The ambiguous interpretation of concepts describing the meaning of data in data sources (for example, database schemata, extensible markup language [XML] document-type definitions [DTDs], Resource Description Framework [RDF] schemata, and hypertext markup language [HTML] form tags) is commonly known as semantic heterogeneity. Semantic heterogeneity, a well-known obstacle to data source integration, is resolved through a process of semantic reconciliation, which matches concepts from heterogeneous data sources. Traditionally, the complexity of semantic reconciliation required that it be performed by a human observer (a designer, a database administrator [DBA], or a user) (Hull 1997). However, manual reconciliation (with or without computer-aided tools) tends to be slow and inefficient in dynamic environments and, for obvious reasons, does not scale. Therefore, the introduction of the semantic web vision and the shift towards machine-understandable web resources has made clear the importance of automatic semantic reconciliation.
As an example, consider the web search, an information-seeking process conducted through an interactive interface. This interface may be as simple as a single input field (as in the case of a general-purpose search engine). Web interfaces may also be highly elaborate: consider a car rental or airline reservation interface containing multiple web pages, with numerous input fields, that are sometimes content dependent (for example, when a rented car is to be returned at the point of origin, no input field is required for the return location). A web search typically involves scanning and comparing web resources, either directly or by means of some information portal--a process hampered by their heterogeneity. Following the semantic web vision, semantic reconciliation should be inherent in the design of smart software agents for information seeking. Such agents can fill web forms and rewrite user queries by performing semantic reconciliation among different HTML forms.
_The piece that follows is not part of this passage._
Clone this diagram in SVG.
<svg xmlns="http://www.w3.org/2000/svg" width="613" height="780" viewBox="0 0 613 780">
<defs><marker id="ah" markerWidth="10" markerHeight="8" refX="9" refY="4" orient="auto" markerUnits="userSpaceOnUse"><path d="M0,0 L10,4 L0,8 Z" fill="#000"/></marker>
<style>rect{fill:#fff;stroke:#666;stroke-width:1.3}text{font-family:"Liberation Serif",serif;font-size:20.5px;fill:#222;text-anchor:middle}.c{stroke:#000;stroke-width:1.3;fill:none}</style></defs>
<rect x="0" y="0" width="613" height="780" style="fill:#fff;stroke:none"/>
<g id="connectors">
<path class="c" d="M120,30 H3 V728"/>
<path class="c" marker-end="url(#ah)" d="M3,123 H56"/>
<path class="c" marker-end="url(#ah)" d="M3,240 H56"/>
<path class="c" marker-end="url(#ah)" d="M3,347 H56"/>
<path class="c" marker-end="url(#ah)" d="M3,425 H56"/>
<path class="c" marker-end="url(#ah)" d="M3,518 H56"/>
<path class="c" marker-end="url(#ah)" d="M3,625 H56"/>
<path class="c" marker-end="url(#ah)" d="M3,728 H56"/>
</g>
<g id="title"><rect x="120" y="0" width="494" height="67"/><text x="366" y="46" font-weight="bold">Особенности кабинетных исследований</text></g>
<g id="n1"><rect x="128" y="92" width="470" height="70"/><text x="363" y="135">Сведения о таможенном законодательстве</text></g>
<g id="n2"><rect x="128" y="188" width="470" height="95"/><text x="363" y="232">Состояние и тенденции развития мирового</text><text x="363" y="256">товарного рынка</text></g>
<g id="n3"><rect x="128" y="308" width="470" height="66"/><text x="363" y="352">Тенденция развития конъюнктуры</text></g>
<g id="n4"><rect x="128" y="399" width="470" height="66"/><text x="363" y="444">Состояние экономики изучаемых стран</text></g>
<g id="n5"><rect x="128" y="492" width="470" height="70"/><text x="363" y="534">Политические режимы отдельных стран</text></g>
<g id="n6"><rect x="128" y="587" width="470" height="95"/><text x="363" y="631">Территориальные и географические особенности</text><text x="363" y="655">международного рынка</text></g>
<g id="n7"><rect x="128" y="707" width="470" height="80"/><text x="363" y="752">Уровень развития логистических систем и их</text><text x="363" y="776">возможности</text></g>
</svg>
To date, many algorithms have been proposed to support either semiautomatic or fully automatic matching of heterogeneous concepts in data sources. Existing matching algorithms make comparisons based on measures that are either syntactic in nature (such as term matching and domain matching) or based on model semantics. By model semantics, we mean the use of structural information that is provided by the specific data model to enhance the matching process. For example, XML provides a hierarchical structure that can be exploited in identifying links among concepts and thus allow a smooth web search.
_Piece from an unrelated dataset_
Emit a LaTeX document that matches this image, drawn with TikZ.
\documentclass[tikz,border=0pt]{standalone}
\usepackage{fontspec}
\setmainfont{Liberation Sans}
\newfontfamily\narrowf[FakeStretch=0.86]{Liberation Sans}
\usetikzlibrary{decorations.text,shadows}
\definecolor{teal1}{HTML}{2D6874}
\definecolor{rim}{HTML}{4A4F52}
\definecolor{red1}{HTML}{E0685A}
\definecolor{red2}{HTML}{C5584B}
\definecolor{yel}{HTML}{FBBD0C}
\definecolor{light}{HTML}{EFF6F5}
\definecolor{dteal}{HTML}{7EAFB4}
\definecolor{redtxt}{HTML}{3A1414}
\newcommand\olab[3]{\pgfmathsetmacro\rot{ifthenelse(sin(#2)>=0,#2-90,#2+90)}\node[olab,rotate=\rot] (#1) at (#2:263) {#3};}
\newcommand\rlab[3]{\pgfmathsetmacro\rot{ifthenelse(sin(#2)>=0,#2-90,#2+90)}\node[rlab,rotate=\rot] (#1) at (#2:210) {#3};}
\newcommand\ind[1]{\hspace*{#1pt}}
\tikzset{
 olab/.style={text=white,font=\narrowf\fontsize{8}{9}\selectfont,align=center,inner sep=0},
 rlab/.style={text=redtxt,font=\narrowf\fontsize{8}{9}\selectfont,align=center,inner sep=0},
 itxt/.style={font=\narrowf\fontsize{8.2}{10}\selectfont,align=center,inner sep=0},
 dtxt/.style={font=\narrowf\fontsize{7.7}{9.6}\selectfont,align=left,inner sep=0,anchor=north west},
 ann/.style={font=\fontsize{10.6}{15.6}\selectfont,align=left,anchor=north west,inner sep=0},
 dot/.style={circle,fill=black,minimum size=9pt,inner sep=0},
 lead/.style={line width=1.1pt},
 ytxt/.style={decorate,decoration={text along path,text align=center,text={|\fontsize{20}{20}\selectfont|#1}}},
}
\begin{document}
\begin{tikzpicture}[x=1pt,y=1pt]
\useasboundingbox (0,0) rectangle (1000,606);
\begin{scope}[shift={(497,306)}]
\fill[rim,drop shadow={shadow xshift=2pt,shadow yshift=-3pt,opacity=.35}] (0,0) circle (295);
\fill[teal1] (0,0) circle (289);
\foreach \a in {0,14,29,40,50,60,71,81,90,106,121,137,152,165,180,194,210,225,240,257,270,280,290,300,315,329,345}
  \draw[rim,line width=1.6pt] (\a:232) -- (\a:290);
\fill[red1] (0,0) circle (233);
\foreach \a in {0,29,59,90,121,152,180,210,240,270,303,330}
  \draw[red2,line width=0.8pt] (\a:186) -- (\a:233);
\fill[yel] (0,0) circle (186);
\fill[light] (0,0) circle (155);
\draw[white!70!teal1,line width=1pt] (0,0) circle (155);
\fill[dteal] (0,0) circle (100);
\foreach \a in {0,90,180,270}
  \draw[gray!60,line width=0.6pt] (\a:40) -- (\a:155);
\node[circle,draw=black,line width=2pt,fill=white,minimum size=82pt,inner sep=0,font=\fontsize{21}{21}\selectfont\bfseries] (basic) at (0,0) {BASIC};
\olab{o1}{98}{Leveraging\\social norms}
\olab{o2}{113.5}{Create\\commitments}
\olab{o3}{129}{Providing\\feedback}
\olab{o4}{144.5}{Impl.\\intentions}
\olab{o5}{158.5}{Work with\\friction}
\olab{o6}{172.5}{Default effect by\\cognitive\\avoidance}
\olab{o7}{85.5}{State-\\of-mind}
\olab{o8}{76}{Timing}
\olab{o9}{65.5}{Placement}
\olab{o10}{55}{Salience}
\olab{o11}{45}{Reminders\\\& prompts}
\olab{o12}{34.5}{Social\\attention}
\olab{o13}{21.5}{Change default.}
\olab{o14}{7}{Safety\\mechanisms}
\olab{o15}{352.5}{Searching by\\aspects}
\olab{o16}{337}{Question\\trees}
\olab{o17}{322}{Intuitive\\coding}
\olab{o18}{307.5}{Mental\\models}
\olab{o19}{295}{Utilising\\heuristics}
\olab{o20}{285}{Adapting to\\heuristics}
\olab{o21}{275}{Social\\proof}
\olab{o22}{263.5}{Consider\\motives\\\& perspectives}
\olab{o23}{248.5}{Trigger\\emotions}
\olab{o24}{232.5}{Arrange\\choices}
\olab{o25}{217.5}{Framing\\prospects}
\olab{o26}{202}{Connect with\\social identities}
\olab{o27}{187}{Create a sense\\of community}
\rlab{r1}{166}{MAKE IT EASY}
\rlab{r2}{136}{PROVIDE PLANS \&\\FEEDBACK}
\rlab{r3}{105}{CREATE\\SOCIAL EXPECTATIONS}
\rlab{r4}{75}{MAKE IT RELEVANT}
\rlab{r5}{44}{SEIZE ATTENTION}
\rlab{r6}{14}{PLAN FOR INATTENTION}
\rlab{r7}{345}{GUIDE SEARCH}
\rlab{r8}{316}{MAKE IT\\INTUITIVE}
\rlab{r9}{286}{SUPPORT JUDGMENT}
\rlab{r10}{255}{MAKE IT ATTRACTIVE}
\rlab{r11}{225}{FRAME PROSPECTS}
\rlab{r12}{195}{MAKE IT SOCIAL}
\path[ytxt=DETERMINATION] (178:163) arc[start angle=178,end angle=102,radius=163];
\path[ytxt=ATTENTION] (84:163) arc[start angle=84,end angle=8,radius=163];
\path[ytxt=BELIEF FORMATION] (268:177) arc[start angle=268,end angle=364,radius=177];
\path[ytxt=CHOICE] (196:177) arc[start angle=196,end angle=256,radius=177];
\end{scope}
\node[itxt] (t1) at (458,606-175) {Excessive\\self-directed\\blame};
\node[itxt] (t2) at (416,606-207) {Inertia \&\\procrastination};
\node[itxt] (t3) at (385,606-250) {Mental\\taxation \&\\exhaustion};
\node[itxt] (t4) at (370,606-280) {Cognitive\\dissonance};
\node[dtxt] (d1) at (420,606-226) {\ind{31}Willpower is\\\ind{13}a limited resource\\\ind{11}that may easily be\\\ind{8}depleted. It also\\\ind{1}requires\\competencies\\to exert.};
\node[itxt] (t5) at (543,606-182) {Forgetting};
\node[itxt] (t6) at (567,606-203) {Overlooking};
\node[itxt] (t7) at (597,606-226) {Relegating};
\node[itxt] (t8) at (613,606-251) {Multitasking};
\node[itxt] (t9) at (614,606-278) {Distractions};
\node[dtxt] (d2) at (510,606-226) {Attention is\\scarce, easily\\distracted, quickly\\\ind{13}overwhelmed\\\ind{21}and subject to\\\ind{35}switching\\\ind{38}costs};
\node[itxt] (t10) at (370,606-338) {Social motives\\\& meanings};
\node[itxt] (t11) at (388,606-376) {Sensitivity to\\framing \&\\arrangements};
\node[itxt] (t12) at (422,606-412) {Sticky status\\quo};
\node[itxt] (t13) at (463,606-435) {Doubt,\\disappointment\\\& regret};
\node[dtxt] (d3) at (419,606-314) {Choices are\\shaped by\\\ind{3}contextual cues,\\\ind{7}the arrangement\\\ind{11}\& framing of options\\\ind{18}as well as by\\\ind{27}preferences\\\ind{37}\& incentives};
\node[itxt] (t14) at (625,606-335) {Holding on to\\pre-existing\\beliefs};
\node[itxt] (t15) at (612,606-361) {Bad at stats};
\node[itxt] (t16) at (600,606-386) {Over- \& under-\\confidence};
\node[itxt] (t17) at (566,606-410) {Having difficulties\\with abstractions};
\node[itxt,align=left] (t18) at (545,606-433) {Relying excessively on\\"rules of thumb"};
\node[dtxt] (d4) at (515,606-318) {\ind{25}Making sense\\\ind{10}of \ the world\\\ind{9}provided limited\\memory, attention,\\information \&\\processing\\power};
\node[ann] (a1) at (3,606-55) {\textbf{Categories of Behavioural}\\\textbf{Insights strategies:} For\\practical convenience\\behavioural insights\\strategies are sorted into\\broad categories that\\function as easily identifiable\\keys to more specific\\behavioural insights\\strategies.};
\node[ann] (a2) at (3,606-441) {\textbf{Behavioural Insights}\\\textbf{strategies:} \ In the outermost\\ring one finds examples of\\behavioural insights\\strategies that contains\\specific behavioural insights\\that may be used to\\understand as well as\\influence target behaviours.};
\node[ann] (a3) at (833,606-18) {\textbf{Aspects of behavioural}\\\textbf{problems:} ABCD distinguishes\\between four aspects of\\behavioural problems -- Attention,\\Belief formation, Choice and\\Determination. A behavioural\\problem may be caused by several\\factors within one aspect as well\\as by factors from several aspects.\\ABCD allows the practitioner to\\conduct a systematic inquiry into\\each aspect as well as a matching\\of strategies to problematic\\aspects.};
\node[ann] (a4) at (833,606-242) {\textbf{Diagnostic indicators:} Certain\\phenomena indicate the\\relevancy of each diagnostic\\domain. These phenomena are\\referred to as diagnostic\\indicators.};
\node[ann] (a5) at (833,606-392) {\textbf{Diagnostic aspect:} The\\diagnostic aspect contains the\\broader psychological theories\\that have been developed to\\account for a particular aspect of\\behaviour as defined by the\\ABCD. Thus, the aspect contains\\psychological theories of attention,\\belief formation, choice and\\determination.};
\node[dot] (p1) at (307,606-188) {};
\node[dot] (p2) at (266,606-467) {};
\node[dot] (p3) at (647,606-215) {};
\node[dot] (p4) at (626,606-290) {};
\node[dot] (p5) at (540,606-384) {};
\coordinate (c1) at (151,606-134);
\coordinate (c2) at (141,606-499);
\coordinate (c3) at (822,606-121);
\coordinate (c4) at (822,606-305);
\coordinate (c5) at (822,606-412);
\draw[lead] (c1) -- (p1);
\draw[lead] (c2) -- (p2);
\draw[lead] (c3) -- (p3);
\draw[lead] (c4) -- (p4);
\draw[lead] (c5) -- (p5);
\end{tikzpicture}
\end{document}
In this article, we propose the use of application semantics to enhance the process of semantic reconciliation. Application semantics involves those elements of business reasoning that affect the way concepts are presented to users, such as layout. In particular, we pursue in this article the notion of precedence, in which temporal constraints determine the order in which concepts are presented to the user.
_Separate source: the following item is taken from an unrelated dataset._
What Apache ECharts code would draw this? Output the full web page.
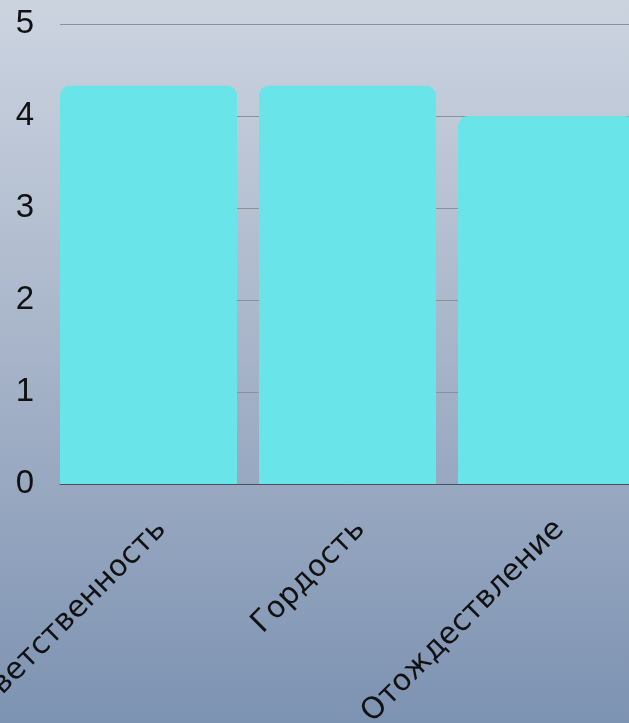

All matching techniques aim at revealing latent semantics in data model descriptions and utilizing it to enhance semantic reconciliation. To illustrate the differences among syntactic measures and data model semantics on the one hand and application semantics on the other hand, consider a specific data model, XML, providing a domain description. Many matching techniques advocate the comparison of linguistic similarity, based on the assumption that within a single domain of discourse, terminology tends to be homogeneous. Linguistic similarity is based on terms that appear in the XML file. XML also has a hierarchical structure, allowing nesting of terms within other terms. This is a data model-specific feature (that does not exist in a relational model, for example), and may drive another approach towards matching. The underlying assumption here is that hierarchy is a feature designers of all applications can use to model the domain of discourse better and thus can be used to identify similarities. …